Wednesday, July 8, 2020

Solutions for the End of the World Re-dux


An updated version of the long poem,
Solutions for the End of the World,
has been published by


It can be found here.

It’s a long and strange one and I thank Robert Nazarene
(Editor of the Journal) for publishing it.
Not many journals take a chance on long poems these days.

The poem is the sequel to my long eco-catastrophe-ceremony poem, Tidal Flats. 


Which can be found here.

Solutions for the End of the World
stars the first alchemist, Maria Prophetissa, 
the painter Goya, and a giant feathered eel
that could possibly be a symbol for the balanced cycle 
of nature as well as the destructive catastrophe 
that is climate change.


The poem is basically how I was processing my own grief, anger, numbness and bewilderment over the seemingly unsolvable problem (or as I say in the poem: insoluble) of climate change. 
  
I say unsolvable because the world may be able to stop some climate-oriented catastrophes at this point, but there are many catastrophes that will happen because we’ve delayed doing anything for far too long. 

Generation Z, trying to save everyone else's ass...

For many things, we’ve passed the point of no return
(catastrophes such as lost coastlines, mass migrations, mass extinction, extensive drought, continuous and vast forest fires, food shortages, ocean dead zones, etc. are happening now).

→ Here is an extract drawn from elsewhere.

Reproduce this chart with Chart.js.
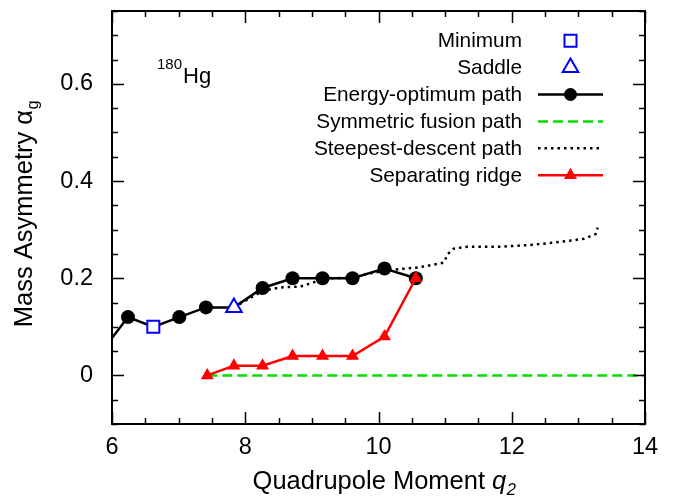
<!DOCTYPE html>
<html><head><meta charset="utf-8">
<script src="https://cdn.jsdelivr.net/npm/chart.js@4/dist/chart.umd.min.js"></script>
<style>html,body{margin:0;padding:0;background:#fff;}canvas{display:block;}</style>
</head><body>
<canvas id="c" width="673" height="497"></canvas>
<script>
// ---- data ----
const energyQ = [5.85, 6.24, 6.62, 7.01, 7.41, 7.83, 8.26, 8.71, 9.16, 9.61, 10.09, 10.56];
const energyA = [0.05, 0.12, 0.10, 0.12, 0.14, 0.14, 0.18, 0.20, 0.20, 0.20, 0.22, 0.20];
const ridgeQ = [7.43, 7.83, 8.26, 8.71, 9.16, 9.61, 10.09, 10.56];
const ridgeA = [0.00, 0.02, 0.02, 0.04, 0.04, 0.04, 0.08, 0.20];
const symQ = [7.43, 14.0];
const symA = [0.0, 0.0];
const steepQ = [7.83, 8.26, 8.53, 8.83, 9.02, 9.13, 9.62, 9.83, 10.08, 10.33, 10.59, 10.98, 11.04, 11.13, 11.34, 11.83, 12.33, 12.74, 13.08, 13.26, 13.29];
const steepA = [0.140, 0.174, 0.181, 0.183, 0.191, 0.199, 0.201, 0.209, 0.215, 0.219, 0.222, 0.232, 0.250, 0.261, 0.265, 0.265, 0.269, 0.275, 0.281, 0.291, 0.304];
const minimumQ = [6.62];
const minimumA = [0.10];
const saddleQ = [7.83];
const saddleA = [0.14];
const xTickLabels = [6, 8, 10, 12, 14];
const yTickLabels = [0, 0.2, 0.4, 0.6];
const xMinorStep = 0.5;
const yMinorStep = 0.05;
const xRange = [6, 14];
const yRange = [-0.1, 0.75];
const legendOrder = ['Minimum', 'Saddle', 'Energy-optimum path', 'Symmetric fusion path', 'Steepest-descent path', 'Separating ridge'];

const FONT = '"Liberation Sans", Arial, Helvetica, sans-serif';
const pts = (xs, ys) => xs.map((x, i) => ({ x: x, y: ys[i] }));
const isSpecial = p => (p.x === minimumQ[0] && p.y === minimumA[0]) || (p.x === saddleQ[0] && p.y === saddleA[0]);

const datasets = [
  { label: 'Minimum', data: pts(minimumQ, minimumA), showLine: false, pointStyle: 'rect',
    pointRadius: 8.5, borderColor: '#0000ff', backgroundColor: '#ffffff', pointBorderWidth: 2, order: 1 },
  { label: 'Saddle', data: pts(saddleQ, saddleA), showLine: false, pointStyle: 'triangle',
    pointRadius: 9, borderColor: '#0000ff', backgroundColor: '#ffffff', pointBorderWidth: 2, order: 0 },
  { label: 'Energy-optimum path', data: pts(energyQ, energyA), showLine: true, borderColor: '#000000',
    backgroundColor: '#000000', borderWidth: 2.5, pointStyle: 'circle', pointBorderWidth: 0,
    pointRadius: c => (c.raw && (c.raw.x < xRange[0] || isSpecial(c.raw))) ? 0 : 7, legendRadius: 6.5, order: 3 },
  { label: 'Symmetric fusion path', data: pts(symQ, symA), showLine: true, borderColor: '#00e000',
    borderWidth: 2.5, borderDash: [10, 5], pointRadius: 0, order: 5 },
  { label: 'Steepest-descent path', data: pts(steepQ, steepA), showLine: true, borderColor: '#000000',
    borderWidth: 2.5, borderDash: [2.5, 4], pointRadius: 0, order: 4 },
  { label: 'Separating ridge', data: pts(ridgeQ, ridgeA), showLine: true, borderColor: '#ff0000',
    backgroundColor: '#ff0000', borderWidth: 2.5, pointStyle: 'triangle', pointRadius: 7.5, pointBorderWidth: 0, order: 2 }
];

function marker(ctx, style, r, x, y, fill, stroke, bw) {
  ctx.save();
  ctx.fillStyle = fill; ctx.strokeStyle = stroke; ctx.lineWidth = bw; ctx.setLineDash([]);
  Chart.helpers.drawPoint(ctx, { pointStyle: style, radius: r, rotation: 0, borderWidth: bw }, x, y);
  ctx.restore();
}

const decor = {
  id: 'decor',
  afterDraw(chart) {
    const ctx = chart.ctx, a = chart.chartArea, xs = chart.scales.x, ys = chart.scales.y;
    ctx.save();
    // frame
    ctx.strokeStyle = '#000'; ctx.lineWidth = 2; ctx.setLineDash([]);
    ctx.strokeRect(a.left, a.top, a.right - a.left, a.bottom - a.top);
    // inward ticks
    ctx.lineWidth = 1.5;
    ctx.beginPath();
    for (let v = xRange[0]; v <= xRange[1] + 1e-9; v += xMinorStep) {
      const px = Math.round(xs.getPixelForValue(v)) + 0.5;
      const major = xTickLabels.some(t => Math.abs(t - v) < 1e-6);
      const len = major ? 12 : 6;
      ctx.moveTo(px, a.bottom); ctx.lineTo(px, a.bottom - len);
      ctx.moveTo(px, a.top); ctx.lineTo(px, a.top + len);
    }
    for (let k = Math.ceil(yRange[0] / yMinorStep); k * yMinorStep <= yRange[1] + 1e-9; k++) {
      const v = k * yMinorStep;
      const py = Math.round(ys.getPixelForValue(v)) + 0.5;
      const major = yTickLabels.some(t => Math.abs(t - v) < 1e-6);
      const len = major ? 12 : 6;
      ctx.moveTo(a.left, py); ctx.lineTo(a.left + len, py);
      ctx.moveTo(a.right, py); ctx.lineTo(a.right - len, py);
    }
    ctx.stroke();

    // x title
    ctx.fillStyle = '#000';
    ctx.textBaseline = 'alphabetic'; ctx.textAlign = 'left';
    const tf = '25.5px ' + FONT, tfi = 'italic 25.5px ' + FONT, tfs = 'italic 16.5px ' + FONT;
    const t1 = 'Quadrupole Moment ';
    ctx.font = tf; const w1 = ctx.measureText(t1).width;
    ctx.font = tfi; const w2 = ctx.measureText('q').width;
    ctx.font = tfs; const w3 = ctx.measureText('2').width;
    let x0 = 384 - (w1 + w2 + w3) / 2;
    const by = 489;
    ctx.font = tf; ctx.fillText(t1, x0, by);
    ctx.font = tfi; ctx.fillText('q', x0 + w1, by);
    ctx.font = tfs; ctx.fillText('2', x0 + w1 + w2 + 0.5, by + 6);

    // y title (rotated)
    ctx.save();
    ctx.translate(32, 214);
    ctx.rotate(-Math.PI / 2);
    const y1 = 'Mass Asymmetry \u03B1';
    ctx.font = tf; const yw1 = ctx.measureText(y1).width;
    ctx.font = '16.5px ' + FONT; const yw2 = ctx.measureText('g').width;
    const yx0 = -(yw1 + yw2) / 2;
    ctx.font = tf; ctx.fillText(y1, yx0, 0);
    ctx.font = '16.5px ' + FONT; ctx.fillText('g', yx0 + yw1 + 0.5, 6);
    ctx.restore();

    // 180Hg annotation
    ctx.font = '15px ' + FONT; ctx.textAlign = 'right';
    ctx.fillText('180', 182, 68.5);
    ctx.font = '22px ' + FONT; ctx.textAlign = 'left';
    ctx.fillText('Hg', 183, 82.5);

    // legend
    ctx.font = '20.8px ' + FONT; ctx.textBaseline = 'middle';
    legendOrder.forEach((name, i) => {
      const ds = chart.data.datasets.find(d => d.label === name);
      const ry = 40.7 + i * 26.9;
      ctx.fillStyle = '#000'; ctx.textAlign = 'right';
      ctx.fillText(name, 522, ry + 1);
      const lx0 = 538, lx1 = 603, mx = 570.5;
      if (ds.showLine) {
        ctx.save();
        ctx.strokeStyle = ds.borderColor; ctx.lineWidth = ds.borderWidth;
        ctx.setLineDash(ds.borderDash || []);
        ctx.beginPath(); ctx.moveTo(lx0, ry); ctx.lineTo(lx1, ry); ctx.stroke();
        ctx.restore();
      }
      const r = ds.legendRadius || (typeof ds.pointRadius === 'number' ? ds.pointRadius : 0);
      if (r > 0) {
        marker(ctx, ds.pointStyle, r, mx, ry, ds.backgroundColor || ds.borderColor, ds.borderColor, ds.pointBorderWidth || 0);
      }
    });
    ctx.restore();
  }
};

new Chart(document.getElementById('c'), {
  type: 'scatter',
  data: { datasets: datasets },
  options: {
    responsive: false, animation: false,
    layout: { padding: { top: 10, right: 28, left: 0, bottom: 0 } },
    elements: { line: { tension: 0 } },
    plugins: { legend: { display: false }, tooltip: { enabled: false } },
    scales: {
      x: {
        type: 'linear', min: xRange[0], max: xRange[1],
        afterBuildTicks: s => { s.ticks = xTickLabels.map(v => ({ value: v })); },
        afterFit: s => { s.height = 73; s.paddingLeft = 0; s.paddingRight = 0; },
        ticks: { font: { family: FONT, size: 23.5 }, color: '#000', padding: 9, maxRotation: 0, autoSkip: false },
        grid: { display: false, drawTicks: false }, border: { display: false }
      },
      y: {
        type: 'linear', min: yRange[0], max: yRange[1],
        afterBuildTicks: s => { s.ticks = yTickLabels.map(v => ({ value: v })); },
        afterFit: s => { s.width = 112; s.paddingTop = 0; s.paddingBottom = 0; },
        ticks: { font: { family: FONT, size: 23.5 }, color: '#000', padding: 19,
          callback: v => v === 0 ? '0' : v.toFixed(1) },
        grid: { display: false, drawTicks: false }, border: { display: false }
      }
    }
  },
  plugins: [decor]
});
</script>
</body></html>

What’s interesting is that during the time I was writing the poem (July 2019 – September 2019) something happened that  overwhelmed my entire nervous system and now I have almost no memory of writing the sixth section of the poem.
  
And yet I think the sixth section is the best. It’s probably the key to the whole poem and writing it probably helped in the healing process. 

It’s the part where the feathered eel takes the narrator on a journey across the globe, pointing out ancestors and descendants.

White Rhino
 And so…
you can find the entire poem here.

Vaquita

I’ve posted a few out-of-sequence segments
from section 6 below:

And the Eel whispers into my ear:

“There is a short-horned lizard, sharp-scaled, with inter-
connected shades of brown around a sleepy eye that opens
wide to take me in, to survey canyons below the White Rim,
absorb the Green River, while it clings to sandstone, red as
human blood dried for centuries in the sun…and the rise and
fall of its ribcage is the breath of the stone beside it, is the
breath of the tides in Baja, further south. This is your
descendent…This is your ancestor…”


And the Eel whispers into my ear:

“There is a white rhinoceros lying on its side, Ol Pejeta, Kenya,
last breath released, and there is a man who crouches next
to the rhino, witness to the last breath, heart-broken, his hand
on the ground, feeling what is there, feeling what is no longer
there. Sorrow moves in a slow circle around him, and the ghost
of his loneliness slips into the heart of a woman waiting for a bus
on Boulevard de Strasbourg, Toulouse, the morning of her first
day of work in five years. She stretches out on the pavement,
theater for passing cars, and the earth beneath opens, grateful,
takes her heart into its mouth. This is your descendent…This
is your ancestor…”


And the Eel whispers into my ear:

“There are precise mountain shadows on the moon, cat paws
across dust, imprints of what’s been lost, what can’t be returned;
a child left behind in an abandoned train station, unable to move,
stuck there for fifty years wondering why, why won’t they come
back for me? And the wondering is the wind that moves through
the grass grown through the cracks in concrete. This is your
descendent…This is your ancestor…”


And the Eel whispers into my ear:

“There is a sound, the sound of the sun, how it mimics a chorus
of white-and-black striped bees, of wings that no one can see
for speed; of wind that flows liquid from a squadron of flying
squid, searching for the source of the sun. And there is a woman
in a basket boat, looking down into the sun on water, off the coast
near Lagi Village, Bin Thuan Province, who can hear the spin at
the center of the sun’s reflection, how it desires to hide in skin,
in pine needles, how it speaks through the antennae of long-horned
beetles hiding in the dark. This is your descendent…This is your
ancestor…”
  

And the Eel whispers into my ear:

“There is a corpse-burner, breaking a skull with a bamboo stick,
scarf wrapped around his face against pyre flames, Manikarnika
Ghat, Varanasi. No one will touch him, this death-tender, smoke-faced,
and so he has rejected touch. He knows the terrible poem the tourists
refuse to hear; grease, blood, smell of shit. And there is an Angler Fish,
ball organ dangling near its mouth, alight, drawing in the curious, all
the dreams that have sifted down to the bottom, transmitting the death
poem. And there is a bank teller in Santiago, Chile, who wakes to the
crack of the skull, smell of burning flesh. She touches her cheek, feels
the bone beneath, feels the trilobite fossil embedded in the bone. This
is your descendent…This is your ancestor…”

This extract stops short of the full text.